Accidental Existence

I’m reading Schelling’s First Outline of a System of the Philosophy of Nature, which will be playing a central role in my thesis (I was originally thinking his Ideas for a Philosophy of Nature would be playing a larger role, but after reading it, it seems like he didn’t really care about organics until the Outline although it would be interesting to find out what prompts this “turn to biology”. . .). One of the aspects that I’m really drawn to in this work, as opposed to some of the later Schelling (the Freedom Essay in particular) is that it seems as if he’s saying that existence (that is, the existence of matter) is entirely accidental.

I’ve mentioned before the idea that matter / objects / things are somehow retarded or stunted, simply those places where the process of Nature gets stopped up. Nature (as flow) somehow works against itself and those points where flows intersect are points of existence. He puts it as such in the Outline:

The absolute activity of Nature should appear as inhibited to infinity. This inhibition of the universal activity of Nature (without which “apparent products” would never once come to be) may be represented, at any rate, as the work of opposed tendencies in Nature. (Let one force be thought, originally infinite in itself, streaming out in all directions from one central point; then this force will not linger in any point of space for a moment (thus leaving space empty), unless an energetic activity opposing (retarding) its expansion did not give it a finite velocity.) However, as soon as one undertakes to carry out the construction of a finite product from these opposed tendencies, one encounters an irresolvable difficulty. For if we let both coincide at one and the same point, then their effects toward one another will reciprocally be canceled, and the product will be = to 0. Precisely for this reason, it must be assumed that no product in nature can be the product in which those opposed activities absolutely coincide, i.e., in which Nature itself attained rest. One must, in a word, simply deny all permanence in Nature itself. One has to assume that all permanence only occurs in Nature as object, while the activity of Nature as subject continues irresistably, and while it continually labors in opposition to all permanence. The chief problem of the philosophy of nature is not to explain the active in Nature (for, because it is its first supposition, this is quite conceivable to it), but the resting, permanent. Nature philosophy arrives at this explanation simply by virtue of the presupposition that for Nature the permanent is a limitation of its own activity. So, if this is the case, then impetuous Nature will struggle against every limitation; thereby the points of inhibition of its activity in nature as object will attain permanence. For the philosopher, the points of inhibition will be signified by products; every product of this kind will represent a determinate sphere which Nature always fills anew, and into which the stream of its force incessantly gushes. (Schelling, First Outline, 17-18.)

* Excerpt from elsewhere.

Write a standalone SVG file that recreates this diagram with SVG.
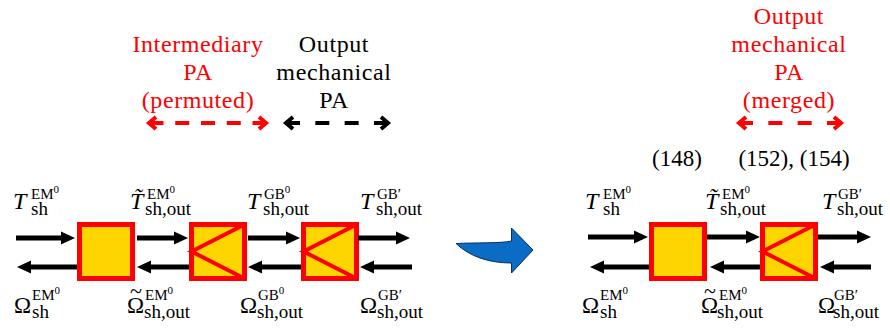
<svg xmlns="http://www.w3.org/2000/svg" width="890" height="331" viewBox="0 0 890 331">
<defs>
<style>
.t{font-family:"Liberation Serif","DejaVu Serif",serif;font-size:24px;letter-spacing:0.6px;text-anchor:middle}
.red{fill:#FF0000}
.blk{fill:#000}
.num{font-family:"Liberation Serif","DejaVu Serif",serif;font-size:23px;fill:#000;text-anchor:middle}
.mi{font-family:"Liberation Serif","DejaVu Serif",serif;font-size:24px;font-style:italic;fill:#000}
.mo{font-family:"Liberation Serif","DejaVu Serif",serif;font-size:23px;fill:#000}
.tl{font-family:"Liberation Serif","DejaVu Serif",serif;font-size:22px;fill:#000;text-anchor:middle}
.sub{font-family:"Liberation Serif","DejaVu Serif",serif;font-size:19px;fill:#000}
.sup{font-family:"Liberation Serif","DejaVu Serif",serif;font-size:15px;fill:#000}
.z{font-size:11px}
.box{fill:#FFD500;stroke:#FF0000;stroke-width:5}
.k{fill:none;stroke:#FF0000;stroke-width:4;stroke-linejoin:miter}
.arr{stroke:#000;stroke-width:5;fill:none}
.dr{stroke:#FF0000;stroke-width:4;fill:none}
.db{stroke:#000;stroke-width:4;fill:none}
</style>
<marker id="ah" markerUnits="userSpaceOnUse" markerWidth="14" markerHeight="14" refX="1" refY="7" orient="auto" viewBox="0 0 14 14">
<path d="M0,0.5 L14,7 L0,13.5 Z" fill="#000"/>
</marker>
</defs>

<!-- descriptive labels -->
<g id="label-intermediary">
<text class="t red" x="198" y="52">Intermediary</text>
<text class="t red" x="198" y="80">PA</text>
<text class="t red" x="198" y="108">(permuted)</text>
</g>
<g id="label-output">
<text class="t blk" x="334" y="52">Output</text>
<text class="t blk" x="334" y="80">mechanical</text>
<text class="t blk" x="334" y="108">PA</text>
</g>
<g id="label-output-merged">
<text class="t red" x="789" y="24">Output</text>
<text class="t red" x="789" y="52">mechanical</text>
<text class="t red" x="789" y="80">PA</text>
<text class="t red" x="789" y="108">(merged)</text>
</g>
<g id="eq-numbers">
<text class="num" x="677" y="166">(148)</text>
<text class="num" x="794" y="166">(152), (154)</text>
</g>

<!-- dashed double arrows -->
<g id="pa-arrows">
<path class="dr" d="M149.5,123 H266.5" stroke-dasharray="14 11.75"/>
<path class="dr" d="M156,117 L149,123 L156,129 M259,117 L266,123 L259,129"/>
<path class="db" d="M286,123 H388" stroke-dasharray="14 15.33"/>
<path class="db" d="M293,117 L286,123 L293,129 M381,117 L388,123 L381,129"/>
<path class="dr" d="M739,123 H841" stroke-dasharray="14 15.33"/>
<path class="dr" d="M746,117 L739,123 L746,129 M834,117 L841,123 L834,129"/>
</g>

<!-- left chain nodes -->
<g id="L-box1"><rect class="box" x="79.5" y="224.5" width="53" height="54"/></g>
<g id="L-box2"><rect class="box" x="191.5" y="224.5" width="53" height="54"/><path class="k" d="M244.5,224.5 L191.5,251.5 L244.5,278.5"/></g>
<g id="L-box3"><rect class="box" x="303.5" y="224.5" width="53" height="54"/><path class="k" d="M356.5,224.5 L303.5,251.5 L356.5,278.5"/></g>

<!-- right chain nodes -->
<g id="R-box1"><rect class="box" x="651.5" y="224.5" width="53" height="54"/></g>
<g id="R-box2"><rect class="box" x="762.5" y="224.5" width="53" height="54"/><path class="k" d="M815.5,224.5 L762.5,251.5 L815.5,278.5"/></g>

<!-- transition arrow -->
<g id="transition">
<path d="M456,243.5 C476,242.5 500,243.5 511.5,241 L511.5,228 L533,250 L511.5,273 L511.5,263 C490,263 470,257 456,243.5 Z" fill="#0A6CC4" stroke="#0B2F5A" stroke-width="1"/>
</g>

<!-- connectors -->
<g id="connectors">
<line class="arr" x1="16" y1="238" x2="62" y2="238" marker-end="url(#ah)"/>
<line class="arr" x1="137" y1="238" x2="175" y2="238" marker-end="url(#ah)"/>
<line class="arr" x1="248" y1="238" x2="287" y2="238" marker-end="url(#ah)"/>
<line class="arr" x1="358" y1="238" x2="397" y2="238" marker-end="url(#ah)"/>
<line class="arr" x1="77" y1="267" x2="30" y2="267" marker-end="url(#ah)"/>
<line class="arr" x1="189" y1="267" x2="150" y2="267" marker-end="url(#ah)"/>
<line class="arr" x1="301" y1="267" x2="261" y2="267" marker-end="url(#ah)"/>
<line class="arr" x1="412" y1="267" x2="373" y2="267" marker-end="url(#ah)"/>
<line class="arr" x1="588" y1="237" x2="635" y2="237" marker-end="url(#ah)"/>
<line class="arr" x1="707" y1="237" x2="747" y2="237" marker-end="url(#ah)"/>
<line class="arr" x1="818" y1="237" x2="858" y2="237" marker-end="url(#ah)"/>
<line class="arr" x1="649" y1="267" x2="603" y2="267" marker-end="url(#ah)"/>
<line class="arr" x1="760" y1="267" x2="723" y2="267" marker-end="url(#ah)"/>
<line class="arr" x1="871" y1="267" x2="833" y2="267" marker-end="url(#ah)"/>
</g>

<!-- math labels: left top -->
<g id="lbl-L-T1"><text class="mi" x="13" y="209">T</text><text class="sup" x="31" y="199">EM<tspan class="z" dy="-6">0</tspan></text><text class="sub" x="31" y="215">sh</text></g>
<g id="lbl-L-T2"><text class="mi" x="130" y="209">T̃</text><text class="sup" x="147" y="199">EM<tspan class="z" dy="-6">0</tspan></text><text class="sub" x="145" y="215">sh,out</text></g>
<g id="lbl-L-T3"><text class="mi" x="247" y="209">T</text><text class="sup" x="264" y="199">GB<tspan class="z" dy="-6">0</tspan></text><text class="sub" x="263" y="215">sh,out</text></g>
<g id="lbl-L-T4"><text class="mi" x="360" y="209">T</text><text class="sup" x="377" y="199">GB′</text><text class="sub" x="376" y="215">sh,out</text></g>

<!-- math labels: left bottom -->
<g id="lbl-L-W1"><text class="mo" x="14" y="313">Ω</text><text class="sup" x="32" y="300">EM<tspan class="z" dy="-6">0</tspan></text><text class="sub" x="32" y="318">sh</text></g>
<g id="lbl-L-W2"><text class="mo" x="127" y="313">Ω</text><text class="tl" x="136" y="298">~</text><text class="sup" x="145" y="300">EM<tspan class="z" dy="-6">0</tspan></text><text class="sub" x="144" y="318">sh,out</text></g>
<g id="lbl-L-W3"><text class="mo" x="240" y="313">Ω</text><text class="sup" x="258" y="300">GB<tspan class="z" dy="-6">0</tspan></text><text class="sub" x="257" y="318">sh,out</text></g>
<g id="lbl-L-W4"><text class="mo" x="360" y="313">Ω</text><text class="sup" x="378" y="300">GB′</text><text class="sub" x="377" y="318">sh,out</text></g>

<!-- math labels: right top -->
<g id="lbl-R-T1"><text class="mi" x="585" y="209">T</text><text class="sup" x="603" y="199">EM<tspan class="z" dy="-6">0</tspan></text><text class="sub" x="603" y="215">sh</text></g>
<g id="lbl-R-T2"><text class="mi" x="705" y="209">T̃</text><text class="sup" x="722" y="199">EM<tspan class="z" dy="-6">0</tspan></text><text class="sub" x="720" y="215">sh,out</text></g>
<g id="lbl-R-T3"><text class="mi" x="822" y="209">T</text><text class="sup" x="838" y="199">GB′</text><text class="sub" x="837" y="215">sh,out</text></g>

<!-- math labels: right bottom -->
<g id="lbl-R-W1"><text class="mo" x="582" y="313">Ω</text><text class="sup" x="600" y="300">EM<tspan class="z" dy="-6">0</tspan></text><text class="sub" x="600" y="318">sh</text></g>
<g id="lbl-R-W2"><text class="mo" x="701" y="313">Ω</text><text class="tl" x="710" y="298">~</text><text class="sup" x="719" y="300">EM<tspan class="z" dy="-6">0</tspan></text><text class="sub" x="717" y="318">sh,out</text></g>
<g id="lbl-R-W3"><text class="mo" x="818" y="313">Ω</text><text class="sup" x="834" y="300">GB′</text><text class="sub" x="833" y="318">sh,out</text></g>
</svg>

What’s interesting about this in relation to the work of 1809 (Freedom) and 1813 (Ages of the World) is that in the latter works, things come to be based on a cosmic (free) decision (of some sort). Prior to there being anything, there is the Abyss that freely actualizes itself in the decision (an inaccurate, because no one decides, and things are only constituted by the decision. . . as such the decision becomes the always already). Ultimately, Schelling will say that Nature wants to be conscious of herself, so consciousness (Spirit) emerges in Nature, by Nature, for Nature, in the human being so nature can know herself entirely.

Here however, things comes to be purely by accident; Nature works against herself, things emerge, those things decay and return to the flowing process of Nature. I’d be interested to find out where the cosmic teleology comes in. I have a feeling it has to do with the fact that around three years later Schelling’s philosophy becomes overtly Christian (the earliest I can find in English at least is an essay from 1802). The rest of his career is marked with a strange Christianity, stained with the teleology his later work is known for.

Maybe the reason I’m more comfortable with his earlier works is this seeming lack of teleology. That’s not to say I don’t appreciate the greatness of the Middle or Late period Schelling (these are the works that influenced people like Schopenhauer, Nietzsche, and Heidegger), but the Early formulations of Nature are much more at home with my own vitalist tendencies. I guess I’ve developed some sort of teleology-allergy.